Firstly, please do not assume that a leasehold house is bad news. There are many parts of the UK, especially in London, where there are a considerable number of leasehold houses that are perfectly saleable and mortgageable.

You need to look through the documents you received from your solicitor to check whether there are any issues that may impact your ability to sell your property; these will have been brought to your attention by your solicitor. General concerns would include the length of the lease, high ground rent provisions or the contribution towards and the repair and maintenance of communal areas you use in common with others.

In the past few years, the press has highlighted some house (and flat) leases that contain onerous ground rent provisions and the impact this has on selling, requiring a lease term extension or buying the freehold, for example. An initial ground rent of £250 may seem unremarkable. However, if the ground rent doubles every 10 years, £8,000 will be payable on the fifth anniversary. Such a sum may be unaffordable and, crucially, breach a lender’s requirements and prevent a buyer from borrowing money to buy the property. A high annual ground rent of £250 (or £1,000 in London), also has the little known and unintended effect of enabling a landlord to seek possession of a property for non-payment of ground rent (within specific timescales), bringing the lease to an end. For some time, the Government has invited consultation about implementing reforms to the leasehold system and intends to making it easier for leaseholders to buy the freeholds of their houses, cap ground rents and ban leasehold houses (subject to exceptional circumstances) for the aforementioned reasons. The consultation closed in November 2018 and the results have not yet been published.
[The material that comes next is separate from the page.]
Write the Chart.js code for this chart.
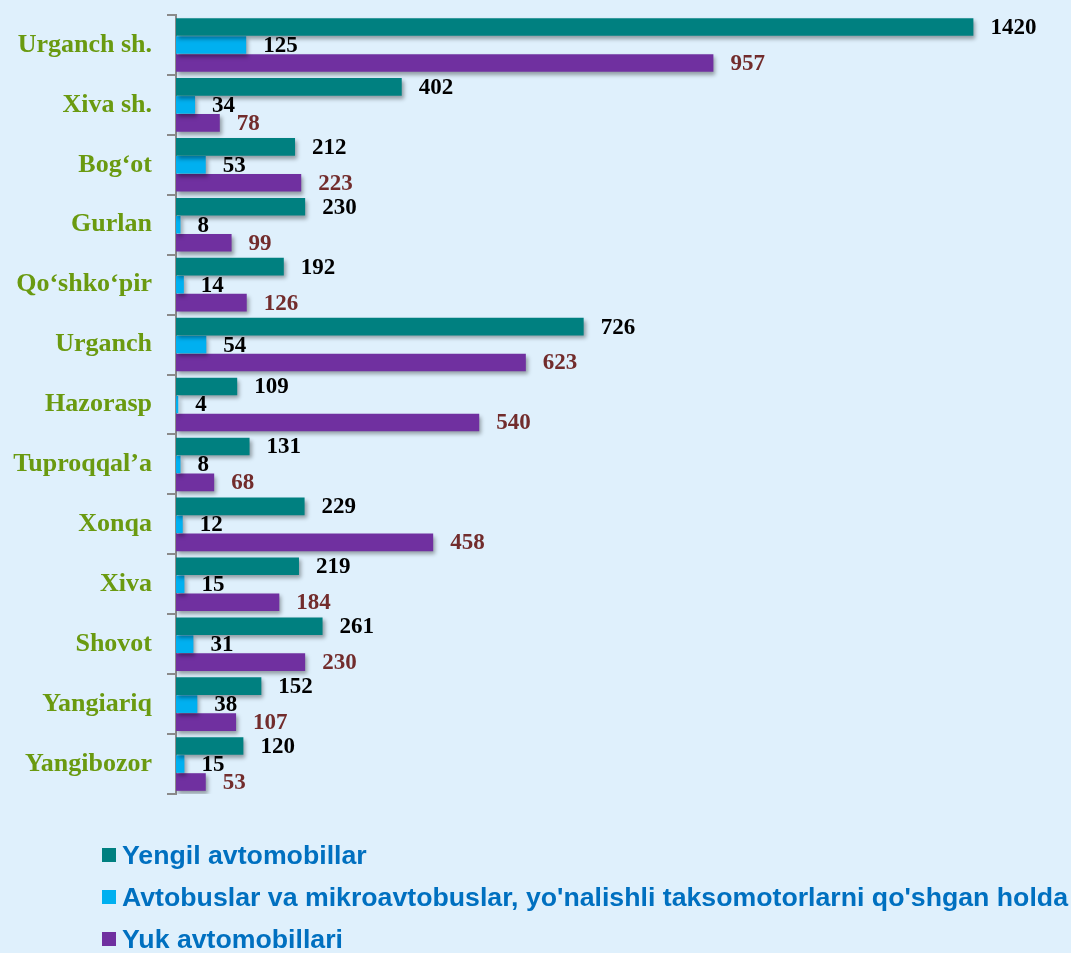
<!DOCTYPE html>
<html lang="uz">
<head>
  <meta charset="UTF-8">
  <title>Avtomobillar soni tumanlar bo'yicha</title>
  <script src="https://cdn.jsdelivr.net/npm/chart.js"></script>
  <style>
    html, body { margin: 0; padding: 0; background: #dff0fc; overflow: hidden; }
    #wrap { position: relative; width: 1071px; height: 953px; }
    #legend { position: absolute; left: 102px; top: 834px; margin: 0; padding: 0; list-style: none;
      font: bold 26.7px "Liberation Sans", Arial, sans-serif; color: #0070c0; }
    #legend li { height: 42px; line-height: 42px; white-space: nowrap; display: flex; align-items: center; }
    #legend span { display: inline-block; width: 14px; height: 14px; margin-right: 6px; }
  </style>
</head>
<body>
  <div id="wrap">
    <canvas id="chart"></canvas>
    <ul id="legend"></ul>
  </div>

  <script>
    // Districts (top to bottom)
    const districts = ["Urganch sh.", "Xiva sh.", "Bog\u2018ot", "Gurlan", "Qo\u2018shko\u2018pir", "Urganch",
      "Hazorasp", "Tuproqqal\u2019a", "Xonqa", "Xiva", "Shovot", "Yangiariq", "Yangibozor"];

    // Vehicle counts per district
    const yengil = [1420, 402, 212, 230, 192, 726, 109, 131, 229, 219, 261, 152, 120];
    const avtobus = [125, 34, 53, 8, 14, 54, 4, 8, 12, 15, 31, 38, 15];
    const yuk = [957, 78, 223, 99, 126, 623, 540, 68, 458, 184, 230, 107, 53];

    const seriesNames = [
      "Yengil avtomobillar",
      "Avtobuslar va mikroavtobuslar, yo'nalishli taksomotorlarni qo'shgan holda",
      "Yuk avtomobillari"
    ];
    const seriesColors = ["#008080", "#00b0f0", "#7030a0"];
    const labelColors = ["#000000", "#000000", "#722c2c"];

    // soft drop shadow under the bars
    const barShadow = {
      id: "barShadow",
      beforeDatasetsDraw(chart) {
        const ctx = chart.ctx;
        ctx.save();
        ctx.shadowColor = "rgba(0,0,0,0.35)";
        ctx.shadowBlur = 4;
        ctx.shadowOffsetX = 2;
        ctx.shadowOffsetY = 3;
      },
      afterDatasetsDraw(chart) {
        chart.ctx.restore();
      }
    };

    // value printed to the right of each bar
    const valueLabels = {
      id: "valueLabels",
      afterDatasetsDraw(chart) {
        const ctx = chart.ctx;
        ctx.save();
        ctx.font = 'bold 23px "Liberation Serif", "Times New Roman", serif';
        ctx.textAlign = "left";
        ctx.textBaseline = "middle";
        chart.data.datasets.forEach((ds, i) => {
          const meta = chart.getDatasetMeta(i);
          ctx.fillStyle = labelColors[i];
          meta.data.forEach((bar, j) => {
            ctx.fillText(String(ds.data[j]), bar.x + 17, bar.y + 1);
          });
        });
        ctx.restore();
      }
    };

    const datasets = [yengil, avtobus, yuk].map((vals, i) => ({
      label: seriesNames[i],
      data: vals,
      backgroundColor: seriesColors[i],
      categoryPercentage: 0.9,
      barPercentage: 0.98
    }));

    const chart = new Chart(document.getElementById("chart"), {
      type: "bar",
      data: { labels: districts, datasets: datasets },
      options: {
        indexAxis: "y",
        responsive: true,
        maintainAspectRatio: false,
        animation: false,
        layout: { padding: { top: 15, bottom: 159, right: 19, left: 0 } },
        plugins: { legend: { display: false }, tooltip: { enabled: false } },
        scales: {
          x: { display: false, min: 0, max: 1560 },
          y: {
            afterFit(scale) {
              scale.width = 176;
              scale.paddingTop = 0;
              scale.paddingBottom = 0;
            },
            border: { color: "#8a8a8a", width: 2 },
            grid: { drawOnChartArea: false, drawTicks: true, tickLength: 9, color: "#8a8a8a", lineWidth: 2 },
            ticks: {
              padding: 15,
              color: "#6a9a10",
              font: { family: '"Liberation Serif", "Times New Roman", serif', size: 26, weight: "bold" }
            }
          }
        }
      },
      plugins: [barShadow, valueLabels]
    });

    // legend list, one series per line
    const legend = document.getElementById("legend");
    chart.data.datasets.forEach(ds => {
      const li = document.createElement("li");
      const box = document.createElement("span");
      box.style.background = ds.backgroundColor;
      li.appendChild(box);
      li.appendChild(document.createTextNode(ds.label));
      legend.appendChild(li);
    });
  </script>
</body>
</html>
If you have a long lease with reasonable provisions you probably have little to worry about. If you have unfavourable terms and this was not properly brought to your attention, you may have recourse against your solicitor for failing to advise you. In addition and subject to meeting the relevant criteria, pursuant to the Leasehold Reform Act 1967 (as amended) as a leaseholder of a house, you may have statutory rights to buy the freehold of the house to change the status from a leasehold house to a freehold house or may consider acquiring a lease term extension, which is less widely pursued.